No. I did it by reading (and imagining). The Daily Mail school of criticism would have it that all writers, including Tolstoy and Shakespeare, are sneak thieves and bagsnatchers (see the recent non-scandal, indeed non-story, centred on Ian McEwan). But reading is the other half of writing, or the other third: you write, you read, and you live.

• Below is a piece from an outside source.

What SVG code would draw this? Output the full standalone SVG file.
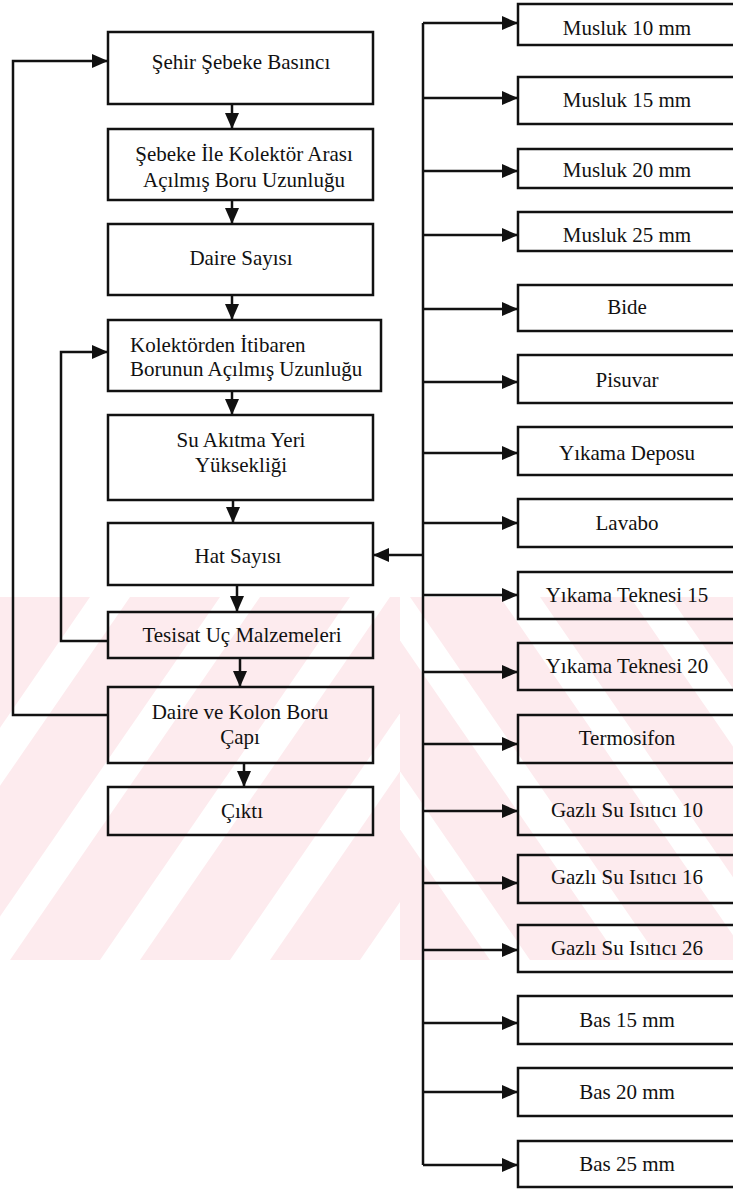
<svg xmlns="http://www.w3.org/2000/svg" width="733" height="1189" viewBox="0 0 733 1189">
<style>
.box{fill:none;stroke:#111;stroke-width:2.5}
.t{font-family:'Liberation Serif','Tinos','DejaVu Serif',serif;font-size:21px;fill:#111;text-anchor:middle}
.tl{text-anchor:start}
.ln{fill:none;stroke:#111;stroke-width:2.5}
.wm{fill:#fdebee}
</style>
<defs>
<marker id="ah" markerUnits="userSpaceOnUse" markerWidth="16" markerHeight="14" refX="16" refY="7" orient="auto">
<path d="M0,0 L16,7 L0,14 Z" fill="#111"/>
</marker>
<clipPath id="cl"><rect x="0" y="597" width="400" height="363"/></clipPath>
<clipPath id="cr"><rect x="400" y="597" width="333" height="363"/></clipPath>
</defs>
<rect x="0" y="0" width="733" height="1189" fill="#fff"/>
<g id="watermark">
<g clip-path="url(#cl)">
<polygon class="wm" points="-380,960 -290,960 -40,597 -130,597"/>
<polygon class="wm" points="-250,960 -160,960 90,597 0,597"/>
<polygon class="wm" points="-120,960 -30,960 220,597 130,597"/>
<polygon class="wm" points="10,960 100,960 350,597 260,597"/>
<polygon class="wm" points="140,960 230,960 480,597 390,597"/>
<polygon class="wm" points="270,960 360,960 610,597 520,597"/>
</g>
<g clip-path="url(#cr)">
<polygon class="wm" points="150,597 240,597 490,960 400,960"/>
<polygon class="wm" points="280,597 370,597 620,960 530,960"/>
<polygon class="wm" points="410,597 500,597 750,960 660,960"/>
<polygon class="wm" points="540,597 630,597 880,960 790,960"/>
<polygon class="wm" points="670,597 760,597 1010,960 920,960"/>
</g>
</g>
<g id="connectors">
<line class="ln" x1="232" y1="104" x2="232" y2="129" marker-end="url(#ah)"/>
<line class="ln" x1="232" y1="200" x2="232" y2="224" marker-end="url(#ah)"/>
<line class="ln" x1="232" y1="295" x2="232" y2="320" marker-end="url(#ah)"/>
<line class="ln" x1="232" y1="391" x2="232" y2="415" marker-end="url(#ah)"/>
<line class="ln" x1="233" y1="500" x2="233" y2="523" marker-end="url(#ah)"/>
<line class="ln" x1="237" y1="585" x2="237" y2="612" marker-end="url(#ah)"/>
<line class="ln" x1="240" y1="658" x2="240" y2="687" marker-end="url(#ah)"/>
<line class="ln" x1="244" y1="763" x2="244" y2="787" marker-end="url(#ah)"/>
<polyline class="ln" points="108,715 13,715 13,61 108,61" marker-end="url(#ah)"/>
<polyline class="ln" points="108,641 61,641 61,352 108,352" marker-end="url(#ah)"/>
<line class="ln" x1="423" y1="23" x2="423" y2="1165"/>
<line class="ln" x1="423" y1="555" x2="373" y2="555" marker-end="url(#ah)"/>
<line class="ln" x1="423" y1="23" x2="518" y2="23" marker-end="url(#ah)"/>
<line class="ln" x1="423" y1="98" x2="518" y2="98" marker-end="url(#ah)"/>
<line class="ln" x1="423" y1="171" x2="518" y2="171" marker-end="url(#ah)"/>
<line class="ln" x1="423" y1="235" x2="518" y2="235" marker-end="url(#ah)"/>
<line class="ln" x1="423" y1="309" x2="518" y2="309" marker-end="url(#ah)"/>
<line class="ln" x1="423" y1="382" x2="518" y2="382" marker-end="url(#ah)"/>
<line class="ln" x1="423" y1="453" x2="518" y2="453" marker-end="url(#ah)"/>
<line class="ln" x1="423" y1="523" x2="518" y2="523" marker-end="url(#ah)"/>
<line class="ln" x1="423" y1="595" x2="518" y2="595" marker-end="url(#ah)"/>
<line class="ln" x1="423" y1="672" x2="518" y2="672" marker-end="url(#ah)"/>
<line class="ln" x1="423" y1="744" x2="518" y2="744" marker-end="url(#ah)"/>
<line class="ln" x1="423" y1="811" x2="518" y2="811" marker-end="url(#ah)"/>
<line class="ln" x1="423" y1="883" x2="518" y2="883" marker-end="url(#ah)"/>
<line class="ln" x1="423" y1="950" x2="518" y2="950" marker-end="url(#ah)"/>
<line class="ln" x1="423" y1="1023" x2="518" y2="1023" marker-end="url(#ah)"/>
<line class="ln" x1="423" y1="1092" x2="518" y2="1092" marker-end="url(#ah)"/>
<line class="ln" x1="423" y1="1165" x2="518" y2="1165" marker-end="url(#ah)"/>
</g>
<g id="n-sehir"><rect class="box" x="108" y="32" width="265" height="72"/><text class="t" x="241" y="69">Şehir Şebeke Basıncı</text></g>
<g id="n-sebeke"><rect class="box" x="108" y="129" width="265" height="71"/><text class="t" x="244" y="161">Şebeke İle Kolektör Arası</text><text class="t" x="244" y="187">Açılmış Boru Uzunluğu</text></g>
<g id="n-daire-sayisi"><rect class="box" x="108" y="224" width="265" height="71"/><text class="t" x="241" y="265">Daire Sayısı</text></g>
<g id="n-kolektor"><rect class="box" x="108" y="320" width="273" height="71"/><text class="t tl" x="130" y="352">Kolektörden İtibaren</text><text class="t tl" x="130" y="376">Borunun Açılmış Uzunluğu</text></g>
<g id="n-su-akitma"><rect class="box" x="108" y="415" width="265" height="85"/><text class="t" x="241" y="447">Su Akıtma Yeri</text><text class="t" x="241" y="472">Yüksekliği</text></g>
<g id="n-hat"><rect class="box" x="108" y="523" width="265" height="62"/><text class="t" x="238" y="563">Hat Sayısı</text></g>
<g id="n-tesisat"><rect class="box" x="108" y="612" width="265" height="46"/><text class="t" x="242" y="642">Tesisat Uç Malzemeleri</text></g>
<g id="n-daire-kolon"><rect class="box" x="108" y="687" width="265" height="76"/><text class="t" x="240" y="719">Daire ve Kolon Boru</text><text class="t" x="240" y="744">Çapı</text></g>
<g id="n-cikti"><rect class="box" x="108" y="787" width="265" height="48"/><text class="t" x="242" y="818">Çıktı</text></g>
<g id="n-musluk10"><rect class="box" x="518" y="4" width="220" height="41"/><text class="t" x="627" y="35">Musluk 10 mm</text></g>
<g id="n-musluk15"><rect class="box" x="518" y="77" width="220" height="47"/><text class="t" x="627" y="107">Musluk 15 mm</text></g>
<g id="n-musluk20"><rect class="box" x="518" y="149" width="220" height="39"/><text class="t" x="627" y="177">Musluk 20 mm</text></g>
<g id="n-musluk25"><rect class="box" x="518" y="212" width="220" height="39"/><text class="t" x="627" y="242">Musluk 25 mm</text></g>
<g id="n-bide"><rect class="box" x="518" y="285" width="220" height="46"/><text class="t" x="627" y="314">Bide</text></g>
<g id="n-pisuvar"><rect class="box" x="518" y="355" width="220" height="48"/><text class="t" x="627" y="387">Pisuvar</text></g>
<g id="n-yikama-deposu"><rect class="box" x="518" y="427" width="220" height="48"/><text class="t" x="627" y="460">Yıkama Deposu</text></g>
<g id="n-lavabo"><rect class="box" x="518" y="499" width="220" height="48"/><text class="t" x="627" y="530">Lavabo</text></g>
<g id="n-teknesi15"><rect class="box" x="518" y="572" width="220" height="47"/><text class="t" x="627" y="602">Yıkama Teknesi 15</text></g>
<g id="n-teknesi20"><rect class="box" x="518" y="643" width="220" height="47"/><text class="t" x="627" y="673">Yıkama Teknesi 20</text></g>
<g id="n-termosifon"><rect class="box" x="518" y="715" width="220" height="48"/><text class="t" x="627" y="745">Termosifon</text></g>
<g id="n-gazli10"><rect class="box" x="518" y="787" width="220" height="48"/><text class="t" x="627" y="817">Gazlı Su Isıtıcı 10</text></g>
<g id="n-gazli16"><rect class="box" x="518" y="855" width="220" height="48"/><text class="t" x="627" y="884">Gazlı Su Isıtıcı 16</text></g>
<g id="n-gazli26"><rect class="box" x="518" y="925" width="220" height="47"/><text class="t" x="627" y="955">Gazlı Su Isıtıcı 26</text></g>
<g id="n-bas15"><rect class="box" x="518" y="996" width="220" height="48"/><text class="t" x="627" y="1027">Bas 15 mm</text></g>
<g id="n-bas20"><rect class="box" x="518" y="1068" width="220" height="48"/><text class="t" x="627" y="1099">Bas 20 mm</text></g>
<g id="n-bas25"><rect class="box" x="518" y="1141" width="220" height="46"/><text class="t" x="627" y="1171">Bas 25 mm</text></g>
</svg>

What is the most depressing thing about Britain you have observed since your return? And the best? GRANT MULLIN, Surrey

The most depressing thing was the sight of middle-class white demonstrators, last August, waddling around under placards saying, We Are All Hizbollah Now. Well, make the most of being Hizbollah while you can. As its leader, Hasan Nasrallah, famously advised the West: "We don't want anything from you. We just want to eliminate you." Similarly, when I went on Question Time the other week, a woman in the audience, her voice quavering with self-righteousness, presented the following argument: since it was America that supported Osama bin Laden when he was fighting the Russians, the US armed forces, in response to September 11, "should be dropping bombs on themselves!" And the audience applauded. It is quite an achievement. People of liberal sympathies, stupefied by relativism, have become the apologists for a creedal wave that is racist, misogynist, homophobic, imperialist, and genocidal. To put it another way, they are up the arse of those that want them dead.

The best thing has been to find myself living in what, despite its faults (despite a million ills), is an extraordinarily successful multi-racial society. This is a beautiful idea, with a good chance of becoming a beautiful reality, too.